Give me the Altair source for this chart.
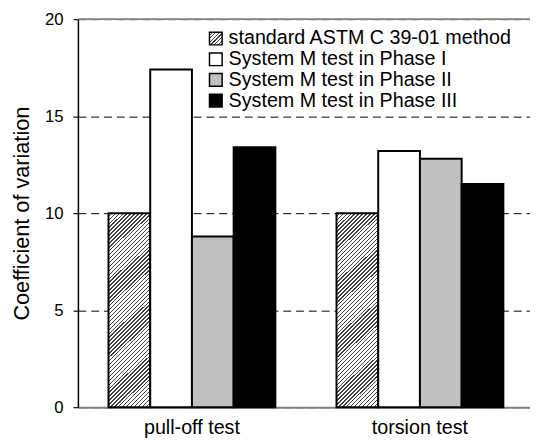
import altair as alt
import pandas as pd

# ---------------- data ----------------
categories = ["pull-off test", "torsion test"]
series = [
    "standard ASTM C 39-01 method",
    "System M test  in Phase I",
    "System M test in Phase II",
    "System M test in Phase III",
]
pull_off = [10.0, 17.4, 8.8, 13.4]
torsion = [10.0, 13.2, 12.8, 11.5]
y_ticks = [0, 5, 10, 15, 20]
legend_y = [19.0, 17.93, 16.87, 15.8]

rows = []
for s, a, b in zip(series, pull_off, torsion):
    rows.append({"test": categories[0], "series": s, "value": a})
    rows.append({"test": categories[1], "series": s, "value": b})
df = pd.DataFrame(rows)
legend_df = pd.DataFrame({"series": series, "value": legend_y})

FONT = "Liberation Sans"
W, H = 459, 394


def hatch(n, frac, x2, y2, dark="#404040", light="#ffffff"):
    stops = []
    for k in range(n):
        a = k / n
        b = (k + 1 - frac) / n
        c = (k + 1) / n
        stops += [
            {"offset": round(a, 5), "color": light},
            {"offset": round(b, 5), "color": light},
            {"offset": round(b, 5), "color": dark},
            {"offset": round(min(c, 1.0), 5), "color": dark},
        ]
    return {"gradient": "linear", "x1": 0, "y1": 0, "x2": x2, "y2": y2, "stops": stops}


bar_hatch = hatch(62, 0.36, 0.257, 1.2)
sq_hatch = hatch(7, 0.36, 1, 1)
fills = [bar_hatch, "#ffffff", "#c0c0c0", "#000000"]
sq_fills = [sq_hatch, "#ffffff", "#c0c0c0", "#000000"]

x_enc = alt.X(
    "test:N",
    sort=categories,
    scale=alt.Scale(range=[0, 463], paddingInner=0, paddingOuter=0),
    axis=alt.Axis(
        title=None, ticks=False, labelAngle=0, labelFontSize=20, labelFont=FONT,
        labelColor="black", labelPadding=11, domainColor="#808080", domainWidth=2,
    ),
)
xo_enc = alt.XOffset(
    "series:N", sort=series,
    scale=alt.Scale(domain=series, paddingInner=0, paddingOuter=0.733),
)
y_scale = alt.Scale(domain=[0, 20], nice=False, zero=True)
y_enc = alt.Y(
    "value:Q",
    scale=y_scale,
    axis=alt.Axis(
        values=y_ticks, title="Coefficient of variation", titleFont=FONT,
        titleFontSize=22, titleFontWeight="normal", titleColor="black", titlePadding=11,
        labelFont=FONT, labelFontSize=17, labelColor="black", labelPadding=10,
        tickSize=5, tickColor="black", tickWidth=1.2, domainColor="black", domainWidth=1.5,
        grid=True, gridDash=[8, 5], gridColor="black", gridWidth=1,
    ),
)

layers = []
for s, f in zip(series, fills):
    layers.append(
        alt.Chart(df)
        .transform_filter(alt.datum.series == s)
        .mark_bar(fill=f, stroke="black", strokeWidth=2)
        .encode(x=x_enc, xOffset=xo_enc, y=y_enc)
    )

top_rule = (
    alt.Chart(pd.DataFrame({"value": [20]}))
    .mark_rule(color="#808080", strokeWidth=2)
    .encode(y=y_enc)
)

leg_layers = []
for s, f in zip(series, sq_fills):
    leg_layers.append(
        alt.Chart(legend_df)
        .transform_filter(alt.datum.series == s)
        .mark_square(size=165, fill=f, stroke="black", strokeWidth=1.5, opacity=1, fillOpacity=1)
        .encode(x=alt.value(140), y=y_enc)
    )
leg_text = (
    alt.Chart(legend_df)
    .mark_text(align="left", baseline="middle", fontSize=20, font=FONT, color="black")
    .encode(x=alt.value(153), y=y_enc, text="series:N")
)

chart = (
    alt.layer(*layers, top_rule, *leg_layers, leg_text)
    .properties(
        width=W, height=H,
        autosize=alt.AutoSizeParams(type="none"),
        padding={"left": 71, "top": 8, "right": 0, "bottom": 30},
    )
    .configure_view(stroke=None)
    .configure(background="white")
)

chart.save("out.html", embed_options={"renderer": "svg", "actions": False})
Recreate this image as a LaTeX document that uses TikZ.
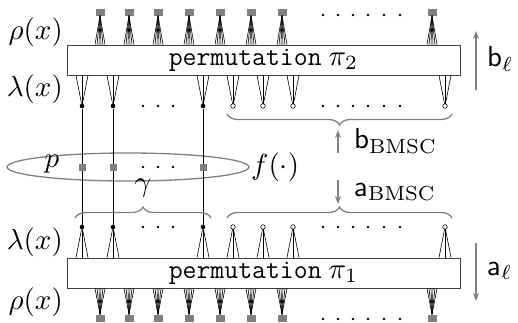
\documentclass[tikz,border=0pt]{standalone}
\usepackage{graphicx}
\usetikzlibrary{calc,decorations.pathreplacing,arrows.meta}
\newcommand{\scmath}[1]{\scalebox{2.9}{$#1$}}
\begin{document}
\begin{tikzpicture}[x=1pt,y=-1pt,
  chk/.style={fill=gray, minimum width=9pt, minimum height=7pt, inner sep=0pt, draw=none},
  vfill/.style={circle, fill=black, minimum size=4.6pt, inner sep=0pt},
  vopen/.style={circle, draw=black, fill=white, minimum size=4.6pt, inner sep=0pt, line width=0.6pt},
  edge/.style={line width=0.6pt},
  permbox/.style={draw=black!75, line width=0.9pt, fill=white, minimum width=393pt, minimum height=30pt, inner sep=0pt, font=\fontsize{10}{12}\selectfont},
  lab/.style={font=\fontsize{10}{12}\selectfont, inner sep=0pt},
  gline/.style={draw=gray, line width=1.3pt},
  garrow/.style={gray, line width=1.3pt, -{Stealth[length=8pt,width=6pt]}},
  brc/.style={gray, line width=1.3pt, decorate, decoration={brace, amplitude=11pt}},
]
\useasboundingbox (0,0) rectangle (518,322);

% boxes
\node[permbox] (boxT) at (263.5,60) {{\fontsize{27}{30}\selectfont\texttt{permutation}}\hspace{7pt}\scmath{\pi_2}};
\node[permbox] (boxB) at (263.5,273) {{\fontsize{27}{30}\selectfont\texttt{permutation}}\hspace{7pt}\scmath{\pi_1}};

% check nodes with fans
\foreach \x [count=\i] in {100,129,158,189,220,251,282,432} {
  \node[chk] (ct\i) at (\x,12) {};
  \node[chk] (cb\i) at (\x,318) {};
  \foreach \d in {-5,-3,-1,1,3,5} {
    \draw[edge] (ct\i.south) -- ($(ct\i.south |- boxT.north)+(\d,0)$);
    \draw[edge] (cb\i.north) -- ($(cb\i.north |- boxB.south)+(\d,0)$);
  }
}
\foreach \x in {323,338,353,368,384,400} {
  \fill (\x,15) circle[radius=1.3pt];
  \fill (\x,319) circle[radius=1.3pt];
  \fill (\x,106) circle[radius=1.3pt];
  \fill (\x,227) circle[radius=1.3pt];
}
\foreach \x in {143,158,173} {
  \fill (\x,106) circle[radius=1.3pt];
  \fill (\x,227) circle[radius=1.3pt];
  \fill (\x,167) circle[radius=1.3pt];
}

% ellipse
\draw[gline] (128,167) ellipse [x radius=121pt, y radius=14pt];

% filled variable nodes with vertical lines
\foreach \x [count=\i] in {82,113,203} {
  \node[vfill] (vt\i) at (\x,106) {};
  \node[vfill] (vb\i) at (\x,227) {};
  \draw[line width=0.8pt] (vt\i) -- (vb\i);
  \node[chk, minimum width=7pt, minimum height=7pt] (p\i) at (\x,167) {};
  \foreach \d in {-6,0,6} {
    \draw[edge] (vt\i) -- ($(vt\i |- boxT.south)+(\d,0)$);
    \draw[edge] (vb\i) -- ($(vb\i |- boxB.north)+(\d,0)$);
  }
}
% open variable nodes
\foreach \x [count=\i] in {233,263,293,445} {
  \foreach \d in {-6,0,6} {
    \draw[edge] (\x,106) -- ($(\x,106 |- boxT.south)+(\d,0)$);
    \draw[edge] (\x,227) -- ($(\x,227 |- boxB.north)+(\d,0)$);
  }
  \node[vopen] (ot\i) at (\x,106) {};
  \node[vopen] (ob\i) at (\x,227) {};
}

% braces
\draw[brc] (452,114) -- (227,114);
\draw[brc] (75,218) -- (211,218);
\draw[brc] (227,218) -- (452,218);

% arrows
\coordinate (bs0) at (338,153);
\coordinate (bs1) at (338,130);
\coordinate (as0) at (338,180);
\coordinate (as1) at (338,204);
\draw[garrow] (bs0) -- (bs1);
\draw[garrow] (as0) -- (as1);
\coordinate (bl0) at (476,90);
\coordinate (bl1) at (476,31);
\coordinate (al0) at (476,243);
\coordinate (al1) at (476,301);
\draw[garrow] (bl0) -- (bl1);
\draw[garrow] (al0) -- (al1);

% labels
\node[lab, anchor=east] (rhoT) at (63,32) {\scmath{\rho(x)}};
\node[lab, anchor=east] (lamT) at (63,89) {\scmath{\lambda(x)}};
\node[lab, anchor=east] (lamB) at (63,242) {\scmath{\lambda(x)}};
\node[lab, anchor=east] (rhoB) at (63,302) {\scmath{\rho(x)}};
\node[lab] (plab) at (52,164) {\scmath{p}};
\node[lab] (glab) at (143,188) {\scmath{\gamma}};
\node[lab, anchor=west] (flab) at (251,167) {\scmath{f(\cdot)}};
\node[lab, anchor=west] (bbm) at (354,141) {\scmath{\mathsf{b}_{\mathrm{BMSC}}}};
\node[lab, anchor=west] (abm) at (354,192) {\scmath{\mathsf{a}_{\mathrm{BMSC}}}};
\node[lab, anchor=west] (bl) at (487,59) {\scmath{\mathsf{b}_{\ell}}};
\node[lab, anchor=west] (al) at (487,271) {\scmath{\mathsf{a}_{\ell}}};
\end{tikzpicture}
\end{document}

--------------------------------------------------

> **EXERCISE**:
Starting with the first line of the data above and ending with the line containing "import pandas as pd", please restate every line exactly, leaving images out.

> **WORKED ANSWER**:
Give me the Altair source for this chart.
import altair as alt
import pandas as pd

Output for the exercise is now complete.